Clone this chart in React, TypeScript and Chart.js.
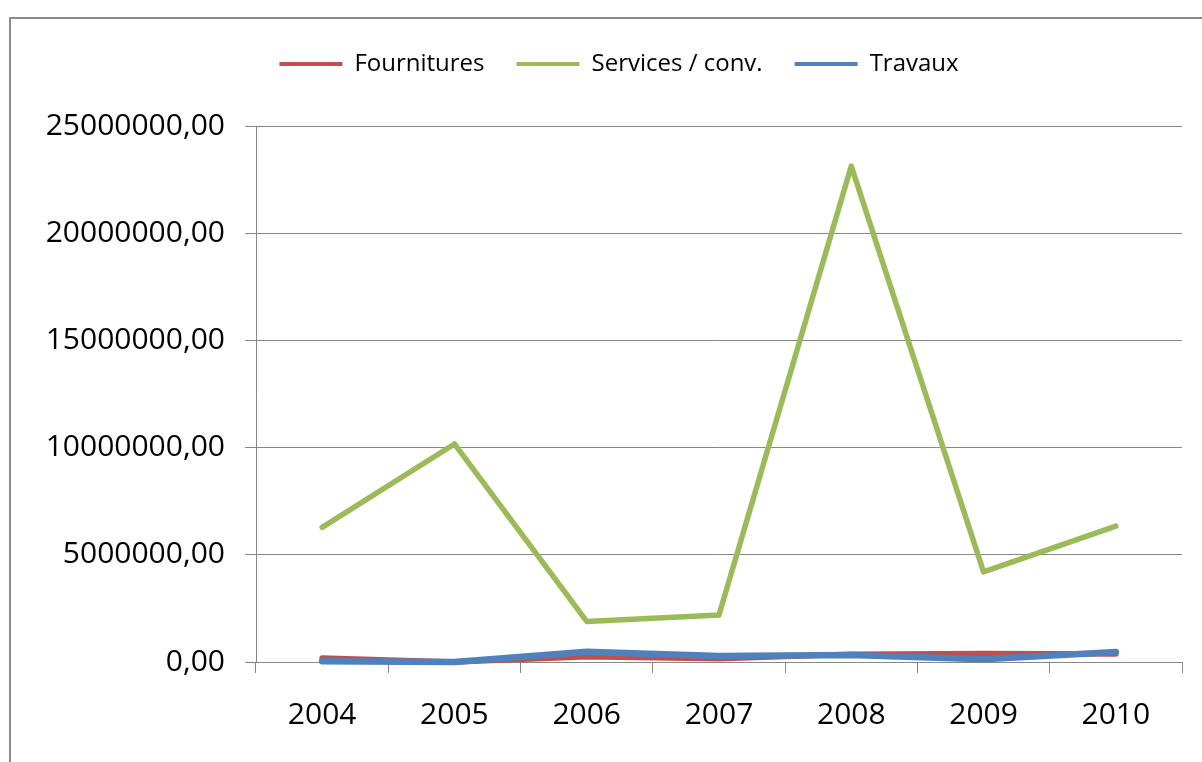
import React, { useEffect, useRef } from "react";
import { Chart, registerables } from "chart.js";

Chart.register(...registerables);

const categories = ["2004", "2005", "2006", "2007", "2008", "2009", "2010"];
const fournitures = [190000, 0, 250000, 150000, 360000, 400000, 370000];
const services = [6280000, 10170000, 1890000, 2190000, 23130000, 4200000, 6340000];
const travaux = [30000, 0, 480000, 280000, 330000, 130000, 470000];
const seriesNames = ["Fournitures", "Services / conv.", "Travaux"];
const yTicks = [0, 5000000, 10000000, 15000000, 20000000, 25000000];

const GRID = "#878787";
const FONT = "'Open Sans', 'DejaVu Sans', sans-serif";

export default function App() {
  const ref = useRef<HTMLCanvasElement | null>(null);

  useEffect(() => {
    const canvas = ref.current;
    if (!canvas) return;
    const legendSpacer = {
      id: "legendSpacer",
      beforeInit(chart: any) {
        const legend = chart.legend;
        if (legend) {
          const orig = legend.fit;
          legend.fit = function () {
            orig.call(this);
            this.height += 40;
          };
        }
      },
    };
    const chart = new Chart(canvas, {
      type: "line",
      data: {
        labels: categories,
        datasets: [
          {
            label: seriesNames[0],
            data: fournitures,
            borderColor: "#C0504D",
            backgroundColor: "#C0504D",
            borderWidth: 5.5,
            order: 2,
          },
          {
            label: seriesNames[1],
            data: services,
            borderColor: "#9BBB59",
            backgroundColor: "#9BBB59",
            borderWidth: 5.5,
            order: 1,
          },
          {
            label: seriesNames[2],
            data: travaux,
            borderColor: "#4F81BD",
            backgroundColor: "#4F81BD",
            borderWidth: 6.5,
            order: 0,
          },
        ],
      },
      options: {
        responsive: false,
        animation: false,
        devicePixelRatio: 1,
        elements: {
          point: { radius: 0, hoverRadius: 0 },
          line: { tension: 0, borderJoinStyle: "round", borderCapStyle: "round" },
        },
        datasets: { line: { clip: false } as any },
        layout: { padding: { top: 1, left: 45, right: 43, bottom: 17 } },
        plugins: {
          tooltip: { enabled: false },
          legend: {
            position: "top",
            align: "center",
            labels: {
              usePointStyle: true,
              pointStyle: "line",
              pointStyleWidth: 63,
              padding: 32,
              color: "#000",
              font: { family: FONT, size: 24 },
              sort: (a: any, b: any) => a.datasetIndex - b.datasetIndex,
              generateLabels: (c: any) =>
                (Chart as any).defaults.plugins.legend.labels
                  .generateLabels(c)
                  .map((l: any) => ({ ...l, lineWidth: 4, pointStyle: "line" })),
            },
          },
        },
        scales: {
          x: {
            type: "category",
            offset: true,
            afterFit: (s: any) => {
              s.height = 100;
            },
            grid: {
              display: true,
              offset: true,
              drawOnChartArea: false,
              drawTicks: true,
              tickLength: 11,
              color: GRID,
              lineWidth: 1,
            },
            border: { display: true, color: GRID, width: 1 },
            ticks: {
              color: "#000",
              padding: 24,
              maxRotation: 0,
              autoSkip: false,
              font: { family: FONT, size: 30 },
            },
          },
          y: {
            min: 0,
            max: 25000000,
            afterFit: (s: any) => {
              s.width = 200;
              s._computeLabelArea = () => undefined;
            },
            afterBuildTicks: (s: any) => {
              s.ticks = yTicks.map((v) => ({ value: v }));
            },
            grid: {
              color: GRID,
              lineWidth: 1,
              drawTicks: true,
              tickLength: 11,
            },
            border: { display: true, color: GRID, width: 1 },
            ticks: {
              color: "#000",
              padding: 20,
              font: { family: FONT, size: 30 },
              callback: (v: any) => Number(v).toFixed(2).replace(".", ","),
            },
          },
        },
      },
      plugins: [legendSpacer],
    });
    return () => chart.destroy();
  }, []);

  return (
    <div style={{ position: "fixed", left: 0, top: 0, right: 0, bottom: 0, overflow: "hidden", background: "#fff" }}>
      <div
        style={{
          position: "absolute",
          left: 9,
          top: 17,
          border: "2px solid #8c8c8c",
          width: 1214,
          height: 760,
          background: "#fff",
        }}
      >
        <canvas ref={ref} width={1214} height={760} style={{ display: "block", width: 1214, height: 760 }} />
      </div>
    </div>
  );
}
○ ○ ○ ○ ○ ○ ○
SHORT EXERCISE:
Repeat the data exactly in full, omitting its pictures.

WORKED ANSWER:
Clone this chart in React, TypeScript and Chart.js.
import React, { useEffect, useRef } from "react";
import { Chart, registerables } from "chart.js";

Chart.register(...registerables);

const categories = ["2004", "2005", "2006", "2007", "2008", "2009", "2010"];
const fournitures = [190000, 0, 250000, 150000, 360000, 400000, 370000];
const services = [6280000, 10170000, 1890000, 2190000, 23130000, 4200000, 6340000];
const travaux = [30000, 0, 480000, 280000, 330000, 130000, 470000];
const seriesNames = ["Fournitures", "Services / conv.", "Travaux"];
const yTicks = [0, 5000000, 10000000, 15000000, 20000000, 25000000];

const GRID = "#878787";
const FONT = "'Open Sans', 'DejaVu Sans', sans-serif";

export default function App() {
  const ref = useRef<HTMLCanvasElement | null>(null);

  useEffect(() => {
    const canvas = ref.current;
    if (!canvas) return;
    const legendSpacer = {
      id: "legendSpacer",
      beforeInit(chart: any) {
        const legend = chart.legend;
        if (legend) {
          const orig = legend.fit;
          legend.fit = function () {
            orig.call(this);
            this.height += 40;
          };
        }
      },
    };
    const chart = new Chart(canvas, {
      type: "line",
      data: {
        labels: categories,
        datasets: [
          {
            label: seriesNames[0],
            data: fournitures,
            borderColor: "#C0504D",
            backgroundColor: "#C0504D",
            borderWidth: 5.5,
            order: 2,
          },
          {
            label: seriesNames[1],
            data: services,
            borderColor: "#9BBB59",
            backgroundColor: "#9BBB59",
            borderWidth: 5.5,
            order: 1,
          },
          {
            label: seriesNames[2],
            data: travaux,
            borderColor: "#4F81BD",
            backgroundColor: "#4F81BD",
            borderWidth: 6.5,
            order: 0,
          },
        ],
      },
      options: {
        responsive: false,
        animation: false,
        devicePixelRatio: 1,
        elements: {
          point: { radius: 0, hoverRadius: 0 },
          line: { tension: 0, borderJoinStyle: "round", borderCapStyle: "round" },
        },
        datasets: { line: { clip: false } as any },
        layout: { padding: { top: 1, left: 45, right: 43, bottom: 17 } },
        plugins: {
          tooltip: { enabled: false },
          legend: {
            position: "top",
            align: "center",
            labels: {
              usePointStyle: true,
              pointStyle: "line",
              pointStyleWidth: 63,
              padding: 32,
              color: "#000",
              font: { family: FONT, size: 24 },
              sort: (a: any, b: any) => a.datasetIndex - b.datasetIndex,
              generateLabels: (c: any) =>
                (Chart as any).defaults.plugins.legend.labels
                  .generateLabels(c)
                  .map((l: any) => ({ ...l, lineWidth: 4, pointStyle: "line" })),
            },
          },
        },
        scales: {
          x: {
            type: "category",
            offset: true,
            afterFit: (s: any) => {
              s.height = 100;
            },
            grid: {
              display: true,
              offset: true,
              drawOnChartArea: false,
              drawTicks: true,
              tickLength: 11,
              color: GRID,
              lineWidth: 1,
            },
            border: { display: true, color: GRID, width: 1 },
            ticks: {
              color: "#000",
              padding: 24,
              maxRotation: 0,
              autoSkip: false,
              font: { family: FONT, size: 30 },
            },
          },
          y: {
            min: 0,
            max: 25000000,
            afterFit: (s: any) => {
              s.width = 200;
              s._computeLabelArea = () => undefined;
            },
            afterBuildTicks: (s: any) => {
              s.ticks = yTicks.map((v) => ({ value: v }));
            },
            grid: {
              color: GRID,
              lineWidth: 1,
              drawTicks: true,
              tickLength: 11,
            },
            border: { display: true, color: GRID, width: 1 },
            ticks: {
              color: "#000",
              padding: 20,
              font: { family: FONT, size: 30 },
              callback: (v: any) => Number(v).toFixed(2).replace(".", ","),
            },
          },
        },
      },
      plugins: [legendSpacer],
    });
    return () => chart.destroy();
  }, []);

  return (
    <div style={{ position: "fixed", left: 0, top: 0, right: 0, bottom: 0, overflow: "hidden", background: "#fff" }}>
      <div
        style={{
          position: "absolute",
          left: 9,
          top: 17,
          border: "2px solid #8c8c8c",
          width: 1214,
          height: 760,
          background: "#fff",
        }}
      >
        <canvas ref={ref} width={1214} height={760} style={{ display: "block", width: 1214, height: 760 }} />
      </div>
    </div>
  );
}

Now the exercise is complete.